Techpresident published an article reporting the publication of a new report on digital political engagement by Members of Parliament in the UK.
Entitled “MPs ONLINE, CONNECTING WITH CONSTITUENTS“, the key findings from this research sponsored by Microsoft are:
- 92% of MPs use email
- 83% of MPs have a personal website
- 23% of MPs use social networking
- 11% of MPs blog
However, the minority of MP’s using social networking do not usually involve intercommunication. Notice final recommendation:
MPs see the internet as primarily a tool to communicate and campaign, however,individual citizens and civil society groups can take the lead, creating engagement tools online and encouraging Mps to then take part.

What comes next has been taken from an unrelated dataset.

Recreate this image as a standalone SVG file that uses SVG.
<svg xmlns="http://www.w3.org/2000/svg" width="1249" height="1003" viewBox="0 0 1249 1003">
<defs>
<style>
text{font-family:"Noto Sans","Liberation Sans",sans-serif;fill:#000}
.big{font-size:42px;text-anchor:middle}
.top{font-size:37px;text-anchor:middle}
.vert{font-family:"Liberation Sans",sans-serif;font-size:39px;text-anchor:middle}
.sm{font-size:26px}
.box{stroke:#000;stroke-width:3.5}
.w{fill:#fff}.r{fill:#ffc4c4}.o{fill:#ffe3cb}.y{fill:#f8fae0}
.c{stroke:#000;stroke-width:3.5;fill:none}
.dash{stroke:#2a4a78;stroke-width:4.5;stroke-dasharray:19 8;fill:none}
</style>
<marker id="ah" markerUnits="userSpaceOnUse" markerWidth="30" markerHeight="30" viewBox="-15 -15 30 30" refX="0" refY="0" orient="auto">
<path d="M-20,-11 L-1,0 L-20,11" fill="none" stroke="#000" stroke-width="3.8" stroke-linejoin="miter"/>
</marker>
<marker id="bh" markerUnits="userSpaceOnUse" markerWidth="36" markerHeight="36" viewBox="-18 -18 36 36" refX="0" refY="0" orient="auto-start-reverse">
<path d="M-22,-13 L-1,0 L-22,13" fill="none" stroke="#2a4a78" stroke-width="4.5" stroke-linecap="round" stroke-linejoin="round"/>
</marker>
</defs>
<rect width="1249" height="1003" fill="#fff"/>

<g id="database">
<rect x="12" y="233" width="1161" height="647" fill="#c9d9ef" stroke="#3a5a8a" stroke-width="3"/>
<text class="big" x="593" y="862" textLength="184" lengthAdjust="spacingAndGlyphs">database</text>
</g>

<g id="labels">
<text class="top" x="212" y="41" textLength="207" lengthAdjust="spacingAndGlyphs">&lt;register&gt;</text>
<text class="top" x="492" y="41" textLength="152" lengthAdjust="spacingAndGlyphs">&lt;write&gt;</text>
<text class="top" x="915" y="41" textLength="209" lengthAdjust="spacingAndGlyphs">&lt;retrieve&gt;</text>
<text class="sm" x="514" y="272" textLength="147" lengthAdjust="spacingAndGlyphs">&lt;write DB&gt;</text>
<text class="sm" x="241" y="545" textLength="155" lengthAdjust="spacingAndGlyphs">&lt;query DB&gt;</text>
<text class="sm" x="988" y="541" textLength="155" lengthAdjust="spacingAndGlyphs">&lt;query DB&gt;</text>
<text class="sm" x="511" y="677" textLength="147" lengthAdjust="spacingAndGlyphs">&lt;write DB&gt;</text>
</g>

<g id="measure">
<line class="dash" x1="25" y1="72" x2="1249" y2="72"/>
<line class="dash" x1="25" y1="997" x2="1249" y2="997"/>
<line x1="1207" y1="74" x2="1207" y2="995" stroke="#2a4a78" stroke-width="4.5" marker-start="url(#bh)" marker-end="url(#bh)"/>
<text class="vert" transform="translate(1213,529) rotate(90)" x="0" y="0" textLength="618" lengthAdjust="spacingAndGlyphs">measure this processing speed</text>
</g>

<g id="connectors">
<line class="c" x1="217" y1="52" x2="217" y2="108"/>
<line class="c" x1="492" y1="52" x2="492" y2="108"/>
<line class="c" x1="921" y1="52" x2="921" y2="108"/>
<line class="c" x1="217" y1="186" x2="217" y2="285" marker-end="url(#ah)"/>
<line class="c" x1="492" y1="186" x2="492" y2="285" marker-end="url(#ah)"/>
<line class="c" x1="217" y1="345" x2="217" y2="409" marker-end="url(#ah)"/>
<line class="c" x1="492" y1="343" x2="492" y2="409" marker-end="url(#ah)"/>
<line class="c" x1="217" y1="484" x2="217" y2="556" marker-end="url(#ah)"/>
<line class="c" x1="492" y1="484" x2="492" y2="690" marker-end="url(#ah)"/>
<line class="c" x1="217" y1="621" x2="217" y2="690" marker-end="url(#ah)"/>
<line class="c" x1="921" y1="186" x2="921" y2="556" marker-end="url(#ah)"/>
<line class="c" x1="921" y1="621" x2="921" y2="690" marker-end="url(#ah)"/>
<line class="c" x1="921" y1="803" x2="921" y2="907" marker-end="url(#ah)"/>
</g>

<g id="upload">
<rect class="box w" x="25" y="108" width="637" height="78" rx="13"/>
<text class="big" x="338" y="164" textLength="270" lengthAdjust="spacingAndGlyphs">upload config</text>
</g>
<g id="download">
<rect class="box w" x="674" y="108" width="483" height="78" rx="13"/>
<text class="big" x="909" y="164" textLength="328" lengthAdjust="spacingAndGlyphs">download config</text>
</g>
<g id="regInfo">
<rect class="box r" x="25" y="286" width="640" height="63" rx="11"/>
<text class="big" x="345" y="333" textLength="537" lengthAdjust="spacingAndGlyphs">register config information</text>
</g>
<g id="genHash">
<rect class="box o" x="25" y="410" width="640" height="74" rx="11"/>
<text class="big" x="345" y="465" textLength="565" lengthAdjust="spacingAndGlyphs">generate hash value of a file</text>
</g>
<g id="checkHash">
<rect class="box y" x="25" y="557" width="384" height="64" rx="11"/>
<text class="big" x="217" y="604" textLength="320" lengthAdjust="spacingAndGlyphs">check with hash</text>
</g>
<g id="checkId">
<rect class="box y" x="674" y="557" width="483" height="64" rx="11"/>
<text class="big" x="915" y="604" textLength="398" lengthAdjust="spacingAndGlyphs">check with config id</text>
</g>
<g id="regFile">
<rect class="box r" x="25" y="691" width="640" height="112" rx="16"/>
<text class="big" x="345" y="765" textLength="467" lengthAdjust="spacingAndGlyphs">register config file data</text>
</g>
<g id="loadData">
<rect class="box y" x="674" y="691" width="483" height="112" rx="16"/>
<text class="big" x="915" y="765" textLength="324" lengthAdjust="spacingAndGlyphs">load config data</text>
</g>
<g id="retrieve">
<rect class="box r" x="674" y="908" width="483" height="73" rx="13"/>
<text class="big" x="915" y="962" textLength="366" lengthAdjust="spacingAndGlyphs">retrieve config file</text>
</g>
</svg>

In the Guardian article “The internet and politics: Revolution.com“, the edito states:
“Following Barack Obama’s successful use of social networking, British parties have redoubled their rush on to YouTube, Facebook and Twitter. A few engaged MPs use such sites not only to broadcast their views but also to listen to their constituents. However, too much political effort online simply mimics traditional marketing-driven campaigning – treating voters as little more than shoppers, and policies as slickly packaged products.”
Back to the basics: defining social media.
Social media is media designed to be disseminated through social interaction, a two way effect.
The bad point about using limited version of social media (sic) is the lack of empowerment left to the citizens. Hard to imagine indeed, a collective campaign such as the one launched by the Sunlight Foundation to help lobby Congress vote on S. 482 and pressuring senators by tweeting them, if politicians are not techavailables.
This action seemed efficient as some senators ended up supporting the action but of course in order to launch such civic applications out ouf social media – Hadopi law may be a good test in France- politicians still need to be registered.
Here is “Human to Human” research on french politicians and social networks (in french only) where you learn that ministers may be present on social networks but not all are using the full potential neither. By recently checking out Jean-Pierre Chevenement and his blog with impressive feeds on the right side. -notice the iphone app- I notice that the communication team has corrected the “non-interactivity” issue.
So we are on the way, but it’s a long road.